07.12.2021 13:57 UTC connection limit has been applied to the CDN resources which received huge amount of incoming connections

Root-cause:

  1. HTTP server utilized 100% CPU on edge nodes
  2. HTTP server reached the TCP limit of outgoing connections to the same IP address/port
  3. Some CDN resources had no limits for upstream connections

Impact:
Users experienced increased latency and inability to receive content from the affected CDN locations(Frankfurt, Amsterdam, Hong Kong, Singapore, Tokyo, Osaka, Dakka, Milan, Paris, Los Angeles, Stockholm).

Action points:

  • Limit the number of nginx upstream connections on all CDN resources
  • Reimplement internal communication between nodes inside location to reduce number of tcp connections
Posted Dec 20, 2021 - 17:18 UTC

Resolved
The issue has been resolved and we are monitoring performance closely.

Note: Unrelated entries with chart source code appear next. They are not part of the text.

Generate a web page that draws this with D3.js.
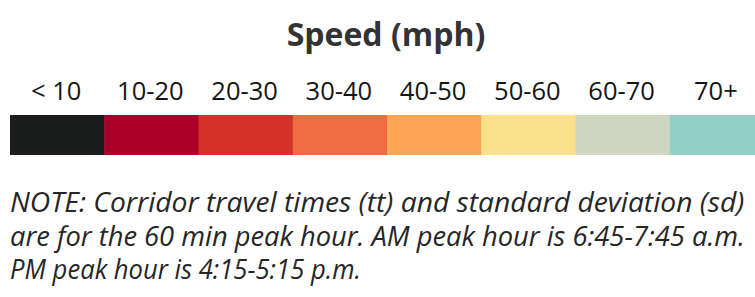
<!DOCTYPE html>
<html>
<head>
<meta charset="utf-8">
<script src="https://cdn.jsdelivr.net/npm/d3@7/dist/d3.min.js"></script>
<style>
  html, body { margin: 0; padding: 0; background: #fff; }
  svg { display: block; }
</style>
</head>
<body>
<svg id="chart" width="755" height="297"></svg>
<script>
const title = "Speed (mph)";
const categories = ["< 10", "10-20", "20-30", "30-40", "40-50", "50-60", "60-70", "70+"];
const colors = ["#1b1c1c", "#ab0128", "#d6302a", "#f06b40", "#fca555", "#fbe08a", "#cfd6c0", "#93cfc7"];
const noteLines = [
  "NOTE: Corridor travel times (tt) and standard deviation (sd)",
  "are for the 60 min peak hour. AM peak hour is 6:45-7:45 a.m.",
  "PM peak hour is 4:15-5:15 p.m."
];
const noteWidths = [735, 735, 351];

const svg = d3.select("#chart");

const x = d3.scaleBand().domain(categories).range([10, 764]).paddingInner(0).paddingOuter(0);

svg.append("text")
  .attr("x", 386).attr("y", 46)
  .attr("text-anchor", "middle")
  .attr("font-family", "'Open Sans', sans-serif")
  .attr("font-weight", 700)
  .attr("font-size", 32)
  .attr("fill", "#333333")
  .text(title);

svg.append("g").selectAll("text")
  .data(categories).join("text")
  .attr("x", d => x(d) + x.bandwidth() / 2 - 1)
  .attr("y", 100)
  .attr("text-anchor", "middle")
  .attr("font-family", "'Open Sans', sans-serif")
  .attr("font-size", 25.5)
  .attr("fill", "#141414")
  .text(d => d);

svg.append("g").selectAll("rect")
  .data(categories).join("rect")
  .attr("x", d => x(d))
  .attr("y", 115)
  .attr("width", x.bandwidth() + 0.5)
  .attr("height", 40)
  .attr("fill", (d, i) => colors[i]);

const notes = svg.append("g").selectAll("g")
  .data(noteLines).join("g");
notes.append("text")
  .attr("x", 0)
  .attr("y", 0)
  .attr("font-family", "'Open Sans', sans-serif")
  .attr("font-style", "italic")
  .attr("font-size", 26)
  .attr("fill", "#262626")
  .text(d => d);
notes.attr("transform", function(d, i) {
  const w = this.querySelector("text").getComputedTextLength();
  const sx = noteWidths[i] / w;
  return `translate(10,${212 + i * 33.5}) scale(${sx},1.05)`;
});
</script>
</body>
</html>
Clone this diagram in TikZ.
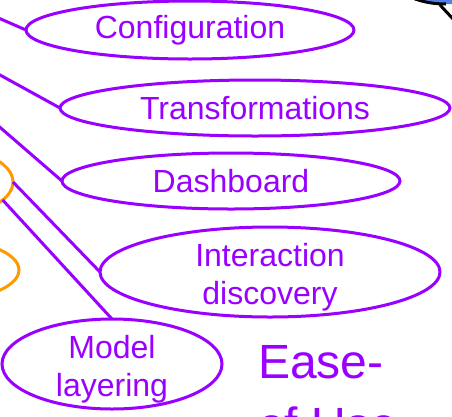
\documentclass[tikz,border=0pt]{standalone}
\usepackage{fontspec}
\setmainfont{Liberation Sans}
\usepackage{xcolor}
\usetikzlibrary{shapes.geometric}
\definecolor{mmpurple}{RGB}{153,0,255}
\definecolor{mmorange}{RGB}{255,153,0}
\definecolor{mmblue}{RGB}{79,129,232}

\begin{document}
\begin{tikzpicture}[x=1pt,y=-1pt,
    topic/.style={ellipse,draw=mmpurple,line width=3pt,fill=white,text=mmpurple,
      inner xsep=0pt,inner ysep=-3pt,outer sep=0pt,align=center,
      font=\fontsize{32}{38}\selectfont},
    hub/.style={ellipse,draw=mmorange,line width=3pt,fill=white,inner sep=0pt,outer sep=0pt},
    link/.style={draw=mmpurple,line width=3pt}]
    \useasboundingbox (0,0) rectangle (452,416);
    \clip (0,0) rectangle (452,416);

    % cloud at the top right
    \fill[mmblue] (396,-10) .. controls (412,-1) and (426,4) .. (446,4) -- (460,4) -- (460,-10) -- cycle;
    \draw[line width=3pt] (396,-10) .. controls (412,-1) and (426,4) .. (446,4);
    \draw[line width=3pt] (440,5) -- (454,20);

    % hubs on the left
    \node[hub, minimum width=146pt, minimum height=70pt] (hubtop) at (-60,182) {};
    \node[hub, minimum width=158pt, minimum height=62pt] (hublow) at (-60,270) {};
    \coordinate (c1) at (-20,10);
    \coordinate (c2) at (-20,64);
    \coordinate (c3) at (-20,110);

    % topics
    \node[topic, minimum width=328pt, minimum height=58pt] (config) at (190,30) {Configuration};
    \node[topic, minimum width=390pt, minimum height=56pt] (trans) at (255,108) {Transformations};
    \node[topic, minimum width=338pt, minimum height=56pt] (dash) at (231,181) {Dashboard};
    \node[topic, inner ysep=-9pt, minimum width=340pt, minimum height=90pt] (interact) at (270,272)
      {\rule{0pt}{33pt}Interaction\\discovery};
    \node[topic, inner ysep=-9pt, minimum width=220pt, minimum height=90pt] (layering) at (112,364)
      {\rule{0pt}{33pt}Model\\layering};

    \draw[link] (c1) -- (config.west);
    \draw[link] (c2) -- (trans.west);
    \draw[link] (c3) -- (dash.west);
    \draw[link] (hubtop.east) -- (interact.west);
    \draw[link] (hubtop.-16) -- (layering.north);

    % heading
    \node[anchor=north west, inner sep=0pt, align=left, text=mmpurple,
      font=\fontsize{48}{63}\selectfont] (ease) at (258,345) {Ease-\\of Use};
\end{tikzpicture}
\end{document}
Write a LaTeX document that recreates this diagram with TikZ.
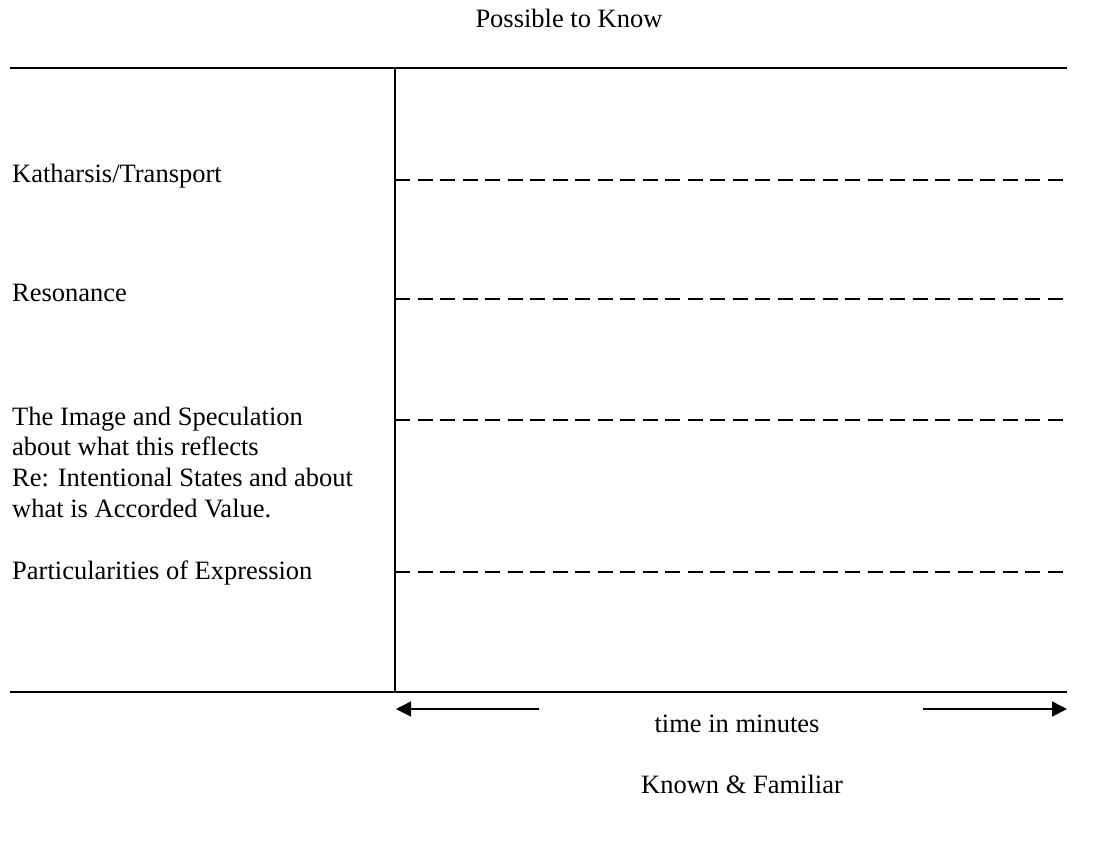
\documentclass[tikz,border=0pt]{standalone}
\usepackage{fontspec}
\setmainfont{Liberation Serif}
\usetikzlibrary{arrows.meta}
\tikzset{
  frame/.style={line width=1.5pt},
  levelline/.style={line width=1.5pt, dash pattern=on 15pt off 7.5pt},
  timearrow/.style={line width=1.5pt, -{Triangle[length=15pt,width=15pt]}},
  lbl/.style={inner sep=0pt, anchor=base west, align=left, font=\fontsize{26.5}{30.6}\selectfont},
  ctr/.style={inner sep=0pt, anchor=base, font=\fontsize{26.5}{30.6}\selectfont}
}
\begin{document}
\begin{tikzpicture}[x=1pt,y=-1pt]
\useasboundingbox (0,0) rectangle (1107,854);
% frame coordinates
\coordinate (tl) at (10,68);
\coordinate (tr) at (1067,68);
\coordinate (bl) at (10,692);
\coordinate (br) at (1067,692);
\coordinate (vt) at (395,68);
\coordinate (vb) at (395,692);
\draw[frame] (tl) -- (tr);
\draw[frame] (bl) -- (br);
\draw[frame] (vt) -- (vb);
% level lines
\foreach \n/\y in {k/180, r/299, i/420, p/572}{
  \coordinate (\n s) at (395,\y);
  \coordinate (\n e) at (1067,\y);
  \draw[levelline] (\n s) -- (\n e);
}
% labels
\node[ctr] (top) at (569,27) {Possible to Know};
\node[lbl] (kath) at (12,182) {Katharsis/Transport};
\node[lbl] (reso) at (12,301) {Resonance};
\node[lbl] (image) at (12,517) {The Image and Speculation\\about what this reflects\\Re: Intentional States and about\\what is Accorded Value.};
\node[lbl] (part) at (12,579) {Particularities of Expression};
\node[ctr] (time) at (737,732) {time in minutes};
\node[ctr] (known) at (742,793) {Known \& Familiar};
% time arrows
\coordinate (la) at (539,709);
\coordinate (lt) at (396,709);
\coordinate (ra) at (923,709);
\coordinate (rt) at (1067,709);
\draw[timearrow] (la) -- (lt);
\draw[timearrow] (ra) -- (rt);
\end{tikzpicture}
\end{document}
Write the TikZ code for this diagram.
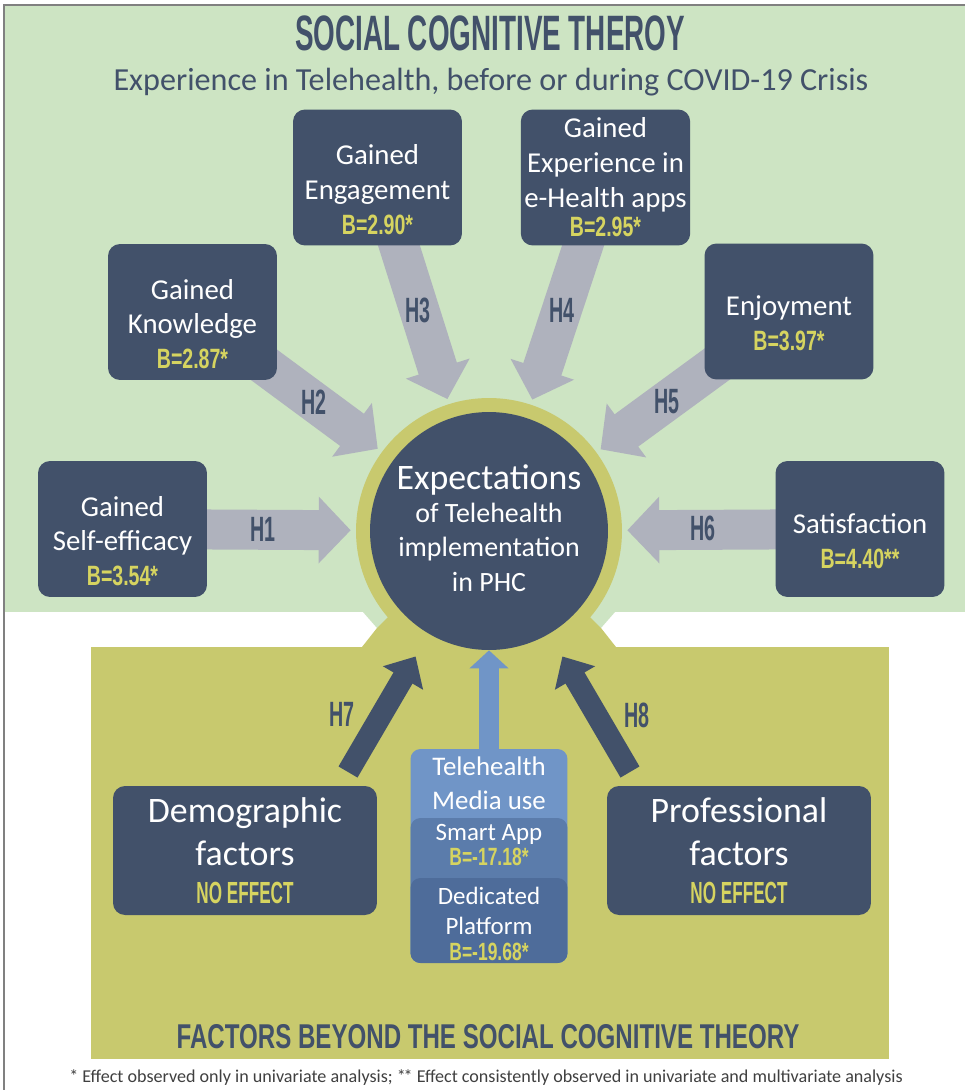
\documentclass[tikz,border=0pt]{standalone}
\usepackage{fontspec}
\setmainfont{Carlito}
\newfontfamily\headfont[FakeStretch=0.56]{Liberation Sans}
\newfontfamily\valfont[FakeStretch=0.7]{Liberation Sans}
\usetikzlibrary{arrows.meta}

\definecolor{navy}{RGB}{66,81,106}
\definecolor{leaf}{RGB}{205,228,195}
\definecolor{olive}{RGB}{200,201,110}
\definecolor{gold}{RGB}{214,212,96}
\definecolor{steel}{RGB}{175,178,189}
\definecolor{skyblue}{RGB}{112,149,199}
\definecolor{midblue}{RGB}{91,124,171}
\definecolor{deepblue}{RGB}{78,108,154}

\pgfdeclarelayer{back}
\pgfdeclarelayer{links}
\pgfsetlayers{back,links,main}

\newcommand{\bval}[2][15.9]{{\color{gold}\valfont\bfseries\fontsize{#1}{#1}\selectfont #2}}
\newcommand{\noeffect}{{\color{gold}\headfont\bfseries\fontsize{17.4}{17.4}\selectfont NO EFFECT}}
% pushes the text of a box a little below its middle
\newcommand{\lift}{\rule{0pt}{0.88cm}}

\tikzset{
  box/.style={fill=navy, rounded corners=0.24cm, text=white, align=center,
    minimum width=3.38cm, minimum height=2.72cm, inner sep=2pt,
    font=\fontsize{16.4}{19.8}\selectfont},
  bigbox/.style={box, minimum width=5.28cm, minimum height=2.58cm,
    font=\fontsize{20.4}{24.4}\selectfont},
  mediabox/.style={rounded corners=0.2cm, minimum width=3.14cm, inner sep=0pt},
  mtext/.style={text=white, align=center, font=\fontsize{15.3}{19.3}\selectfont},
  hyp/.style={text=navy, font=\headfont\bfseries\fontsize{20}{20}\selectfont},
  grayarrow/.style={draw=steel, line width=0.8cm,
    -{Triangle[length=0.64cm,width=1.3cm]}, shorten >=0.1cm},
  darkarrow/.style={draw=navy, line width=0.44cm,
    -{Triangle[length=0.5cm,width=0.9cm]}, shorten >=0.24cm},
  bluearrow/.style={draw=skyblue, line width=0.4cm,
    -{Triangle[length=0.36cm,width=0.76cm]}}
}

\begin{document}
\begin{tikzpicture}[x=0.02cm, y=-0.02cm]
\useasboundingbox (0,0) rectangle (965,1090);

% Panels
\begin{pgfonlayer}{back}
  \fill[white] (0,0) rectangle (965,1090);
  \fill[leaf] (5,6) rectangle (965,612);
  \fill[leaf] (363,612) -- (377,628) -- (601,628) -- (615,612) -- cycle;
  \fill[olive] (91,647) rectangle (889,1059);
  \fill[olive] (362,647) -- (377,628) -- (390,615) -- (588,615) -- (601,628) -- (616,647) -- cycle;
  \draw[gray, line width=0.05cm] (4,1090) -- (4,5) -- (965,5);
  \node[circle, fill=olive, minimum size=5.32cm, inner sep=0pt] (ring) at (489,531) {};
\end{pgfonlayer}

% Headings
\node[anchor=base, text=navy, font=\headfont\bfseries\fontsize{28.3}{30}\selectfont] (title) at (490,50) {SOCIAL COGNITIVE THEROY};
\node[anchor=base, text=navy, font=\fontsize{18.3}{20}\selectfont] (subtitle) at (491,90) {Experience in Telehealth, before or during COVID-19 Crisis};
\node[anchor=base, text=navy, font=\valfont\bfseries\fontsize{19.6}{20}\selectfont] (beyond) at (488,1048) {FACTORS BEYOND THE SOCIAL COGNITIVE THEORY};
\node[anchor=base, text=black!75, font=\fontsize{10.3}{11}\selectfont] (note) at (486,1082) {* Effect observed only in univariate analysis; *\kern-0.12em* Effect consistently observed in univariate and multivariate analysis};

% Define vertices
\node[circle, fill=navy, minimum size=4.76cm, inner sep=0pt, text=white, align=center,
  font=\fontsize{15.9}{19.8}\selectfont] (expect) at (489,531)
  {{\fontsize{20.4}{20.4}\selectfont Expectations}\\[-1pt]of Telehealth\\implementation\\in PHC\rule[-0.12cm]{0pt}{0pt}};

\node[box] (engage) at (377.5,177.5) {\lift Gained\\Engagement\\\bval{B=2.90*}};
\node[box] (ehealth) at (605.5,177.5) {Gained\\Experience in\\e-Health apps\\[-3pt]\bval{B=2.95*}};
\node[box] (know) at (192.5,312) {\lift Gained\\Knowledge\\\bval{B=2.87*}};
\node[box] (enjoy) at (789,311.5) {\lift Enjoyment\\\bval{B=3.97*}};
\node[box] (selfeff) at (122.5,529) {\lift Gained\\Self-efficacy\\\bval{B=3.54*}};
\node[box] (satis) at (860,529) {\lift Satisfaction\\\bval{B=4.40**}};

\node[bigbox] (demo) at (245,850.5) {Demographic\\factors\\[-3pt]\noeffect};
\node[bigbox] (prof) at (739,850.5) {Professional\\factors\\[-3pt]\noeffect};

\node[mediabox, fill=skyblue, minimum height=4.28cm] (media) at (489,856) {};
\node[mediabox, fill=midblue, minimum height=2.9cm] (smart) at (489,890.5) {};
\node[mediabox, fill=deepblue, minimum height=1.7cm] (platform) at (489,920.5) {};
\node[mtext] (mediaT) at (489,783) {Telehealth\\Media use};
\node[mtext, font=\fontsize{14.2}{14.2}\selectfont] (smartT) at (489,845) {Smart App\\\bval[14.2]{B=-17.18*}};
\node[mtext, font=\fontsize{14.2}{17}\selectfont] (platformT) at (489,924) {Dedicated\\Platform\\[-2pt]\bval[14.2]{B=-19.68*}};

\coordinate (h7s) at (348,772);
\coordinate (h8s) at (630,772);

% Draw edges
\begin{pgfonlayer}{links}
  \path
    (selfeff.center) edge[grayarrow] (ring)
    (know.center) edge[grayarrow] (ring)
    (engage.center) edge[grayarrow] (ring)
    (ehealth.center) edge[grayarrow] (ring)
    (enjoy.center) edge[grayarrow] (ring)
    (satis.center) edge[grayarrow] (ring)
    (h7s) edge[darkarrow] (ring)
    (h8s) edge[darkarrow] (ring)
    (media) edge[bluearrow] (expect);
\end{pgfonlayer}

% Hypothesis labels
\node[hyp] (H1) at (263,529) {H1};
\node[hyp] (H2) at (314,402) {H2};
\node[hyp] (H3) at (418,310) {H3};
\node[hyp] (H4) at (562,310) {H4};
\node[hyp] (H5) at (667,402) {H5};
\node[hyp] (H6) at (703,528) {H6};
\node[hyp] (H7) at (342,714) {H7};
\node[hyp] (H8) at (637,715) {H8};

\end{tikzpicture}
\end{document}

We are going to provide you with an RCA report within the following incident - https://statuspage.gcorelabs.com/incidents/yrzfcxg8tfzn
We are very sorry for inconvenience caused by the incident!
Thank you for bearing with us!
Posted Dec 08, 2021 - 13:37 UTC
Monitoring
Our engineering team has implemented a fix to resolve the issue.
We are still monitoring the situation and will post an update as soon as the issue is fully resolved.
We apologize for any inconvenience this may have caused and appreciate your patience.
Posted Dec 07, 2021 - 13:48 UTC
Investigating
We are currently experiencing performance's partial outage.
During this time, service may be partially unavailable for users.
We apologize for any inconvenience this may have caused and will share an update once we have more information.
Posted Dec 07, 2021 - 13:02 UTC
This incident affected: CDN (Singapore).